You just did a z-test. Let’s run it in R to ensure we get the same numbers! Recall our data:
| Bag | Store | Weight |
|---|---|---|
| 1 | Wilsons | 201.067 |
| 2 | Wilsons | 191.670 |
| 3 | Myles | 194.584 |
| 4 | Myles | 191.286 |
| 5 | Colemans | 189.917 |
| 6 | Colemans | 194.987 |
The assumption is that we have randomly sampled. That is:
\(H_{0}: \mu = 200\);
and
\(H_{1}: \mu < 200\).
What would you conclude from the following output?
Step 5: Write up your results/conclusions
When interpreting this, we can say that the likelihood of getting our sample mean of 193.91 or lower is unlikely given a true null hypothesis that \(\mu=200\), z = -2.48, p = .0065. This is referred to as statistical significance.
8.3 Conclusion
A z-test is a statistical method used to determine if there is a significant difference between a sample mean and a known population mean assuming the population variance is known. It calculates a z-score, which measures how many standard deviations the sample mean is from the population mean. By comparing this z-score to a critical value from the standard normal distribution, researchers can determine whether the observed difference is statistically significant. These tests are commonly used in large-sample studies where population parameters are available.
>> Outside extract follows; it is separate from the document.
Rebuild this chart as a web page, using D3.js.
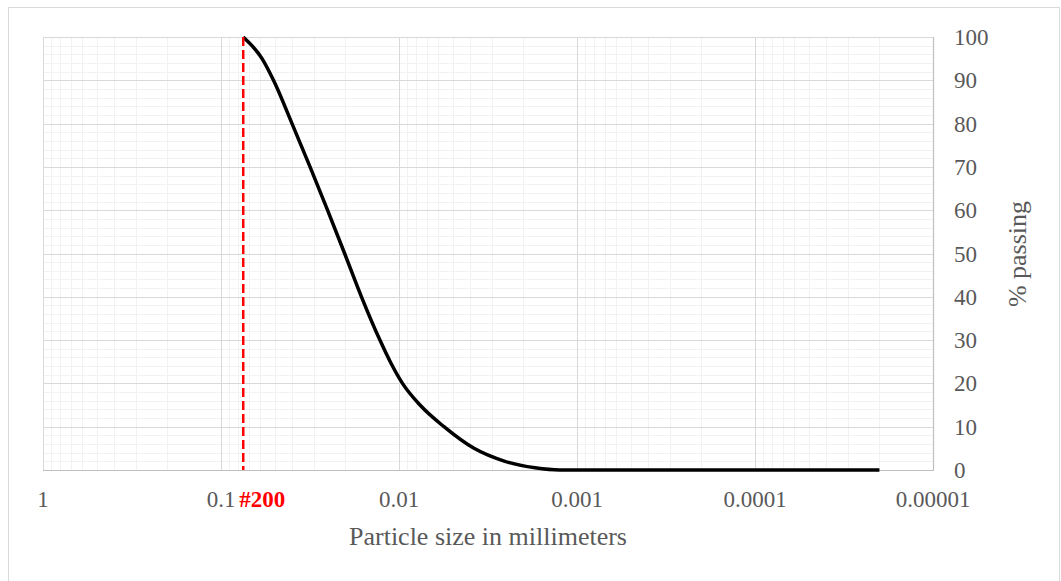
<!DOCTYPE html>
<html>
<head>
<meta charset="utf-8">
<script src="https://cdn.jsdelivr.net/npm/d3@7"></script>
<style>
  html, body { margin: 0; padding: 0; background: #fff; }
  svg { display: block; }
  text { font-family: "Liberation Serif", "Times New Roman", serif; }
</style>
</head>
<body>
<svg id="chart" width="1061" height="581"></svg>
<script>
// Grain-size distribution: particle size (mm) vs. percent passing
const sizes   = [0.075, 0.0588, 0.0507, 0.0399, 0.0316, 0.0252, 0.0202, 0.01625, 0.0128, 0.0112, 0.00956, 0.00762, 0.00559, 0.00379, 0.00254, 0.00172, 0.00125, 0.00002];
const passing = [100,   95,     90,     80,     70,     60,     50,     40,      30,     25,     20,      15,      10,      5,       2,       0.5,     0,       0];

// #200 sieve opening (mm)
const sieveSize = 0.075;
const sieveLabel = "#200";

const xTickValues = [1, 0.1, 0.01, 0.001, 0.0001, 0.00001];
const xTickLabels = ["1", "0.1", "0.01", "0.001", "0.0001", "0.00001"];
const yTickValues = [0, 10, 20, 30, 40, 50, 60, 70, 80, 90, 100];

const xTitle = "Particle size in millimeters";
const yTitle = "% passing";

const svg = d3.select("#chart");
const plot = { left: 43, right: 933, top: 37, bottom: 470 };

// chart frame
svg.append("rect")
  .attr("x", 8.5).attr("y", 7.5)
  .attr("width", 1051).attr("height", 600)
  .attr("fill", "#fff").attr("stroke", "#d9d9d9").attr("stroke-width", 1);

// reversed log scale: coarse on the left, fine on the right
const x = d3.scaleLog().domain([1, 0.00001]).range([plot.left, plot.right]);
const y = d3.scaleLinear().domain([0, 100]).range([plot.bottom, plot.top]);

const grid = svg.append("g");

// minor vertical gridlines (2..9 within each decade)
const minorX = [];
for (let e = 0; e > -5; e--) {
  for (let k = 2; k <= 9; k++) minorX.push(k * Math.pow(10, e - 1));
}
grid.selectAll(".vminor").data(minorX).join("line")
  .attr("x1", d => Math.round(x(d)) + 0.5).attr("x2", d => Math.round(x(d)) + 0.5)
  .attr("y1", plot.top).attr("y2", plot.bottom)
  .attr("stroke", "#f2f2f2").attr("stroke-width", 1);

// minor horizontal gridlines (every 2%)
const minorY = d3.range(0, 101, 2).filter(v => v % 10 !== 0);
grid.selectAll(".hminor").data(minorY).join("line")
  .attr("x1", plot.left).attr("x2", plot.right)
  .attr("y1", d => Math.round(y(d)) + 0.5).attr("y2", d => Math.round(y(d)) + 0.5)
  .attr("stroke", "#f2f2f2").attr("stroke-width", 1);

// major vertical gridlines at decades
grid.selectAll(".vmajor").data(xTickValues.slice(0, -1)).join("line")
  .attr("x1", d => Math.round(x(d)) + 0.5).attr("x2", d => Math.round(x(d)) + 0.5)
  .attr("y1", plot.top).attr("y2", plot.bottom)
  .attr("stroke", "#d9d9d9").attr("stroke-width", 1);

// major horizontal gridlines
grid.selectAll(".hmajor").data(yTickValues.filter(v => v > 0)).join("line")
  .attr("x1", plot.left).attr("x2", plot.right)
  .attr("y1", d => Math.round(y(d)) + 0.5).attr("y2", d => Math.round(y(d)) + 0.5)
  .attr("stroke", "#d9d9d9").attr("stroke-width", 1);

// axis lines (bottom and right)
svg.append("line")
  .attr("x1", plot.left).attr("x2", plot.right + 0.5)
  .attr("y1", plot.bottom + 0.5).attr("y2", plot.bottom + 0.5)
  .attr("stroke", "#bfbfbf").attr("stroke-width", 1.2);
svg.append("line")
  .attr("x1", plot.right + 0.5).attr("x2", plot.right + 0.5)
  .attr("y1", plot.top).attr("y2", plot.bottom + 0.5)
  .attr("stroke", "#bfbfbf").attr("stroke-width", 1.2);

// x tick labels
svg.append("g").selectAll("text").data(xTickValues).join("text")
  .attr("x", d => x(d)).attr("y", 507)
  .attr("text-anchor", "middle")
  .attr("font-size", 23).attr("fill", "#595959")
  .text((d, i) => xTickLabels[i]);

// y tick labels on the right
svg.append("g").selectAll("text").data(yTickValues).join("text")
  .attr("x", 954).attr("y", d => y(d) + 8)
  .attr("text-anchor", "start")
  .attr("font-size", 23).attr("fill", "#595959")
  .text(d => d);

// axis titles
svg.append("text")
  .attr("x", (plot.left + plot.right) / 2).attr("y", 545)
  .attr("text-anchor", "middle")
  .attr("font-size", 26).attr("fill", "#595959")
  .text(xTitle);

svg.append("text")
  .attr("transform", "translate(1026,254) rotate(-90)")
  .attr("text-anchor", "middle")
  .attr("font-size", 26).attr("fill", "#595959")
  .text(yTitle);

// gradation curve
const data = sizes.map((s, i) => ({ s, p: passing[i] }));
const line = d3.line()
  .x(d => x(d.s)).y(d => y(d.p))
  .curve(d3.curveMonotoneX);

svg.append("path")
  .datum(data)
  .attr("d", line)
  .attr("fill", "none")
  .attr("stroke", "#000")
  .attr("stroke-width", 3.5)
  .attr("stroke-linejoin", "round");

// #200 sieve marker
svg.append("line")
  .attr("x1", x(sieveSize)).attr("x2", x(sieveSize))
  .attr("y1", y(100)).attr("y2", y(0))
  .attr("stroke", "#ff0000").attr("stroke-width", 2.5)
  .attr("stroke-dasharray", "9,4");

svg.append("text")
  .attr("x", x(sieveSize) - 4).attr("y", 507)
  .attr("text-anchor", "start")
  .attr("font-size", 23).attr("font-weight", "bold").attr("fill", "#ff0000")
  .text(sieveLabel);
</script>
</body>
</html>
Building your toolbox. After each analytic tool, we will begin to add to a table that provides brief details about the tool. You can then refer back to this at a later time when conducting your own research.
| Name | Uses | Number of IVs | Number of DVs | IV | DV | Assumptions | Hypotheses | Effect Size |
|---|---|---|---|---|---|---|---|---|
| z-test | Compare one group's mean to a population mean. | 0 (No IVs) | 1 | None or Categorical (e.g., Group) | Continuous | Normality, known population variance | Null: Mean of group equals population mean, Alternative: Mean of group differs from population mean | Cohen's d |
Practice Question
What’s the difference is the probability of sampling a single bag of chips weighting 190g in a sample versus getting a mean weight of 190g for 10 bags of chips? Why are they different? How to the distributions differ?
What happens to the SD of the distribution of sample means as the sample size increases? Imagine drawing 100,000 bags of chips.
Suppose a university claims that the average score on a standardized test for psychology students is 75 with a standard deviation of 10. We collect a sample of 15 students’ test scores to see if the average score differs from 75. The following are the scores:
| Person | Score |
|---|---|
| 1 | 78 |
| 2 | 74 |
| 3 | 61 |
| 4 | 75 |
| 5 | 57 |
| 6 | 80 |
| 7 | 82 |
| 8 | 66 |
| 9 | 74 |
| 10 | 90 |
| 11 | 81 |
| 12 | 64 |
| 13 | 52 |
| 14 | 45 |
| 15 | 87 |
- What is the sample mean?
- Perform a one-sample z-test: Is the sample mean significantly different from the claimed population mean of 75? Use a population standard deviation of 10 and a significance level of 0.05.
- What is the z-score for this test?
- What is the p-value for the z-test? Does it allow us to reject the null hypothesis?